*What is expected*.
Copy the data that follows, character for character, minus the pictures.

#### Available data

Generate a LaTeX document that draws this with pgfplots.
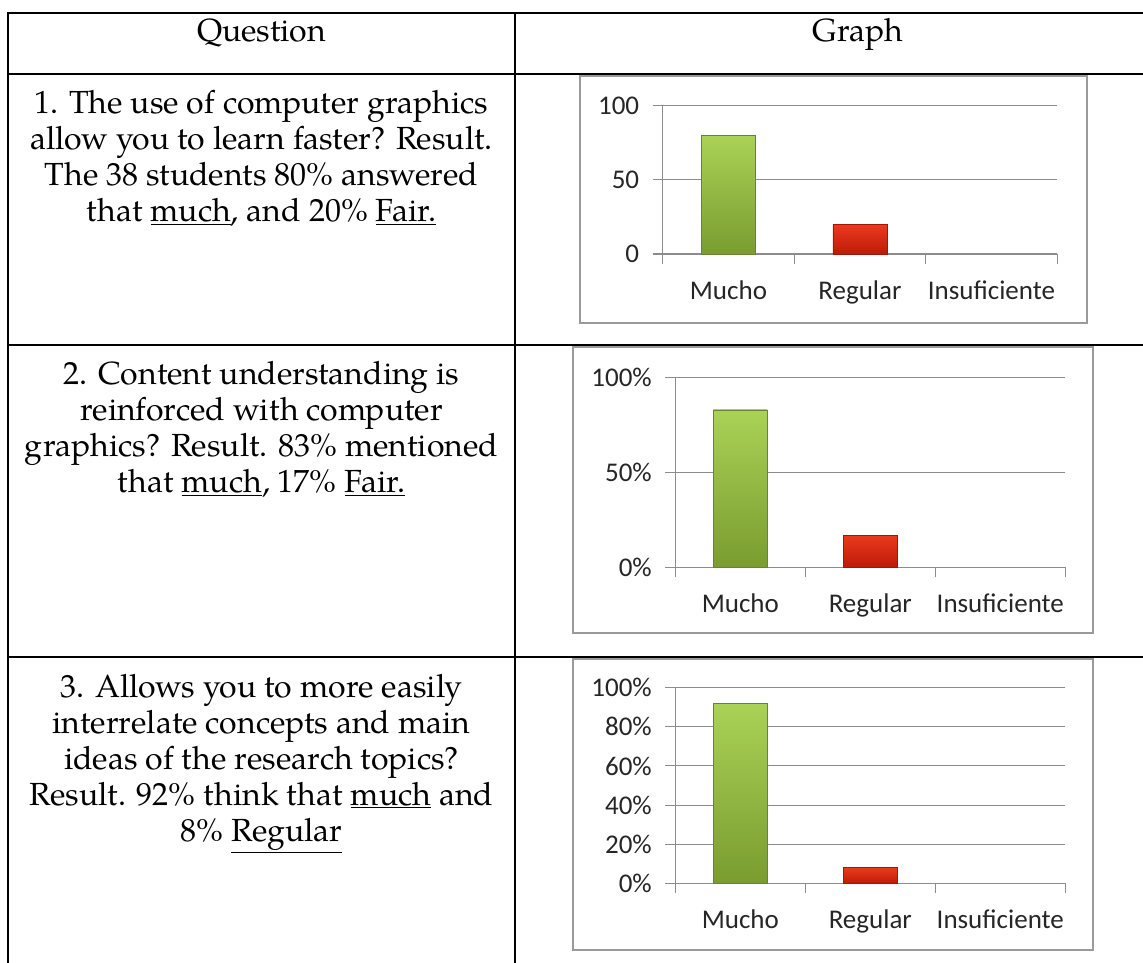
\documentclass[border=0pt]{standalone}
\usepackage{fontspec}
\setmainfont{TeX Gyre Pagella}
\newfontfamily\calibri{Carlito}
\usepackage{pgfplots}
\pgfplotsset{compat=1.18}
\definecolor{gridgray}{HTML}{8C8C8C}
\definecolor{boxgray}{HTML}{9A9A9A}
\definecolor{gtop}{HTML}{AAD256}
\definecolor{gbot}{HTML}{7A9C30}
\definecolor{rtop}{HTML}{EA3A1E}
\definecolor{rbot}{HTML}{BE1A08}
\pgfplotsset{excelchart/.style={
  scale only axis, anchor=south west,
  xmin=0, xmax=3, ymin=0, ymax=100,
  axis x line*=bottom, axis y line*=left,
  axis line style={gridgray, line width=1.1pt},
  xtick={0.5,1.5,2.5}, xticklabels={Mucho,Regular,Insuficiente},
  minor xtick={0,1,2,3},
  major x tick style={draw=none},
  tick align=outside,
  major tick length=10pt, minor tick length=10pt,
  tick style={gridgray, line width=1.1pt},
  ymajorgrids, grid style={gridgray, line width=1.1pt},
  ticklabel style={font=\calibri\fontsize{27}{31}\selectfont, text=black!85},
  xticklabel style={yshift=-13pt},
  yticklabel style={xshift=-10pt},
  /pgf/number format/assume math mode=true,
  clip=false,
}}
\newcommand\txt[3]{\node[anchor=base, inner sep=0pt] at (#1pt,{(963-#2)*1pt}) {\fontsize{32}{40}\selectfont #3};}
\begin{document}
\begin{tikzpicture}
\path[use as bounding box] (0,0) rectangle (1143pt,963pt);
% table lines
\draw[line width=2pt] (8pt,950pt) -- (1143pt,950pt);
\draw[line width=2pt] (8pt,888.5pt) -- (1143pt,888.5pt);
\draw[line width=2pt] (8pt,618.3pt) -- (1143pt,618.3pt);
\draw[line width=2pt] (8pt,306pt) -- (1143pt,306pt);
\draw[line width=2pt] (8pt,951pt) -- (8pt,0pt);
\draw[line width=2pt] (515pt,951pt) -- (515pt,0pt);
% header
\txt{261.5}{42}{Question}
\txt{858}{42}{Graph}
% row 1
\txt{261.5}{114}{1. The use of computer graphics}
\txt{261.5}{150}{allow you to learn faster? Result.}
\txt{261.5}{186}{The 38 students 80\% answered}
\txt{261.5}{222}{that \underline{much}, and 20\% \underline{Fair.}}
% row 2
\txt{261.5}{385}{2. Content understanding is}
\txt{261.5}{421}{reinforced with computer}
\txt{261.5}{457}{graphics? Result. 83\% mentioned}
\txt{261.5}{493}{that \underline{much}, 17\% \underline{Fair.}}
% row 3
\txt{261.5}{697.5}{3. Allows you to more easily}
\txt{261.5}{733.5}{interrelate concepts and main}
\txt{261.5}{769.5}{ideas of the research topics?}
\txt{261.5}{805.5}{Result. 92\% think that \underline{much} and}
\txt{261.5}{841.5}{8\% \underline{Regular}}
% chart boxes
\draw[boxgray, line width=2.2pt] (580pt,887pt) rectangle (1087pt,640pt);
\draw[boxgray, line width=2.2pt] (573pt,616pt) rectangle (1093pt,330pt);
\draw[boxgray, line width=2.2pt] (573pt,304pt) rectangle (1093pt,13pt);
% chart 1
\begin{axis}[excelchart, at={(662.7pt,709pt)}, width=394.5pt, height=148.3pt,
  ytick={0,50,100}]
\addplot[ybar, bar width=54pt, bar shift=0pt, draw=gbot!85!black, top color=gtop, bottom color=gbot] coordinates {(0.5,80)};
\addplot[ybar, bar width=54pt, bar shift=0pt, draw=rbot!85!black, top color=rtop, bottom color=rbot] coordinates {(1.5,20)};
\addplot[ybar, bar width=54pt, bar shift=0pt, draw=none, fill=none] coordinates {(2.5,0)};
\end{axis}
% chart 2
\begin{axis}[excelchart, at={(675.3pt,395.7pt)}, width=390pt, height=189.6pt,
  ytick={0,50,100}, yticklabels={0\%,50\%,100\%}]
\addplot[ybar, bar width=54pt, bar shift=0pt, draw=gbot!85!black, top color=gtop, bottom color=gbot] coordinates {(0.5,83)};
\addplot[ybar, bar width=54pt, bar shift=0pt, draw=rbot!85!black, top color=rtop, bottom color=rbot] coordinates {(1.5,17)};
\addplot[ybar, bar width=54pt, bar shift=0pt, draw=none, fill=none] coordinates {(2.5,0)};
\end{axis}
% chart 3
\begin{axis}[excelchart, at={(675.3pt,79.7pt)}, width=390pt, height=195.6pt,
  ytick={0,20,40,60,80,100}, yticklabels={0\%,20\%,40\%,60\%,80\%,100\%}]
\addplot[ybar, bar width=54pt, bar shift=0pt, draw=gbot!85!black, top color=gtop, bottom color=gbot] coordinates {(0.5,92)};
\addplot[ybar, bar width=54pt, bar shift=0pt, draw=rbot!85!black, top color=rtop, bottom color=rbot] coordinates {(1.5,8)};
\addplot[ybar, bar width=54pt, bar shift=0pt, draw=none, fill=none] coordinates {(2.5,0)};
\end{axis}
\end{tikzpicture}
\end{document}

########

*Full response*.
Generate a LaTeX document that draws this with pgfplots.
\documentclass[border=0pt]{standalone}
\usepackage{fontspec}
\setmainfont{TeX Gyre Pagella}
\newfontfamily\calibri{Carlito}
\usepackage{pgfplots}
\pgfplotsset{compat=1.18}
\definecolor{gridgray}{HTML}{8C8C8C}
\definecolor{boxgray}{HTML}{9A9A9A}
\definecolor{gtop}{HTML}{AAD256}
\definecolor{gbot}{HTML}{7A9C30}
\definecolor{rtop}{HTML}{EA3A1E}
\definecolor{rbot}{HTML}{BE1A08}
\pgfplotsset{excelchart/.style={
  scale only axis, anchor=south west,
  xmin=0, xmax=3, ymin=0, ymax=100,
  axis x line*=bottom, axis y line*=left,
  axis line style={gridgray, line width=1.1pt},
  xtick={0.5,1.5,2.5}, xticklabels={Mucho,Regular,Insuficiente},
  minor xtick={0,1,2,3},
  major x tick style={draw=none},
  tick align=outside,
  major tick length=10pt, minor tick length=10pt,
  tick style={gridgray, line width=1.1pt},
  ymajorgrids, grid style={gridgray, line width=1.1pt},
  ticklabel style={font=\calibri\fontsize{27}{31}\selectfont, text=black!85},
  xticklabel style={yshift=-13pt},
  yticklabel style={xshift=-10pt},
  /pgf/number format/assume math mode=true,
  clip=false,
}}
\newcommand\txt[3]{\node[anchor=base, inner sep=0pt] at (#1pt,{(963-#2)*1pt}) {\fontsize{32}{40}\selectfont #3};}
\begin{document}
\begin{tikzpicture}
\path[use as bounding box] (0,0) rectangle (1143pt,963pt);
% table lines
\draw[line width=2pt] (8pt,950pt) -- (1143pt,950pt);
\draw[line width=2pt] (8pt,888.5pt) -- (1143pt,888.5pt);
\draw[line width=2pt] (8pt,618.3pt) -- (1143pt,618.3pt);
\draw[line width=2pt] (8pt,306pt) -- (1143pt,306pt);
\draw[line width=2pt] (8pt,951pt) -- (8pt,0pt);
\draw[line width=2pt] (515pt,951pt) -- (515pt,0pt);
% header
\txt{261.5}{42}{Question}
\txt{858}{42}{Graph}
% row 1
\txt{261.5}{114}{1. The use of computer graphics}
\txt{261.5}{150}{allow you to learn faster? Result.}
\txt{261.5}{186}{The 38 students 80\% answered}
\txt{261.5}{222}{that \underline{much}, and 20\% \underline{Fair.}}
% row 2
\txt{261.5}{385}{2. Content understanding is}
\txt{261.5}{421}{reinforced with computer}
\txt{261.5}{457}{graphics? Result. 83\% mentioned}
\txt{261.5}{493}{that \underline{much}, 17\% \underline{Fair.}}
% row 3
\txt{261.5}{697.5}{3. Allows you to more easily}
\txt{261.5}{733.5}{interrelate concepts and main}
\txt{261.5}{769.5}{ideas of the research topics?}
\txt{261.5}{805.5}{Result. 92\% think that \underline{much} and}
\txt{261.5}{841.5}{8\% \underline{Regular}}
% chart boxes
\draw[boxgray, line width=2.2pt] (580pt,887pt) rectangle (1087pt,640pt);
\draw[boxgray, line width=2.2pt] (573pt,616pt) rectangle (1093pt,330pt);
\draw[boxgray, line width=2.2pt] (573pt,304pt) rectangle (1093pt,13pt);
% chart 1
\begin{axis}[excelchart, at={(662.7pt,709pt)}, width=394.5pt, height=148.3pt,
  ytick={0,50,100}]
\addplot[ybar, bar width=54pt, bar shift=0pt, draw=gbot!85!black, top color=gtop, bottom color=gbot] coordinates {(0.5,80)};
\addplot[ybar, bar width=54pt, bar shift=0pt, draw=rbot!85!black, top color=rtop, bottom color=rbot] coordinates {(1.5,20)};
\addplot[ybar, bar width=54pt, bar shift=0pt, draw=none, fill=none] coordinates {(2.5,0)};
\end{axis}
% chart 2
\begin{axis}[excelchart, at={(675.3pt,395.7pt)}, width=390pt, height=189.6pt,
  ytick={0,50,100}, yticklabels={0\%,50\%,100\%}]
\addplot[ybar, bar width=54pt, bar shift=0pt, draw=gbot!85!black, top color=gtop, bottom color=gbot] coordinates {(0.5,83)};
\addplot[ybar, bar width=54pt, bar shift=0pt, draw=rbot!85!black, top color=rtop, bottom color=rbot] coordinates {(1.5,17)};
\addplot[ybar, bar width=54pt, bar shift=0pt, draw=none, fill=none] coordinates {(2.5,0)};
\end{axis}
% chart 3
\begin{axis}[excelchart, at={(675.3pt,79.7pt)}, width=390pt, height=195.6pt,
  ytick={0,20,40,60,80,100}, yticklabels={0\%,20\%,40\%,60\%,80\%,100\%}]
\addplot[ybar, bar width=54pt, bar shift=0pt, draw=gbot!85!black, top color=gtop, bottom color=gbot] coordinates {(0.5,92)};
\addplot[ybar, bar width=54pt, bar shift=0pt, draw=rbot!85!black, top color=rtop, bottom color=rbot] coordinates {(1.5,8)};
\addplot[ybar, bar width=54pt, bar shift=0pt, draw=none, fill=none] coordinates {(2.5,0)};
\end{axis}
\end{tikzpicture}
\end{document}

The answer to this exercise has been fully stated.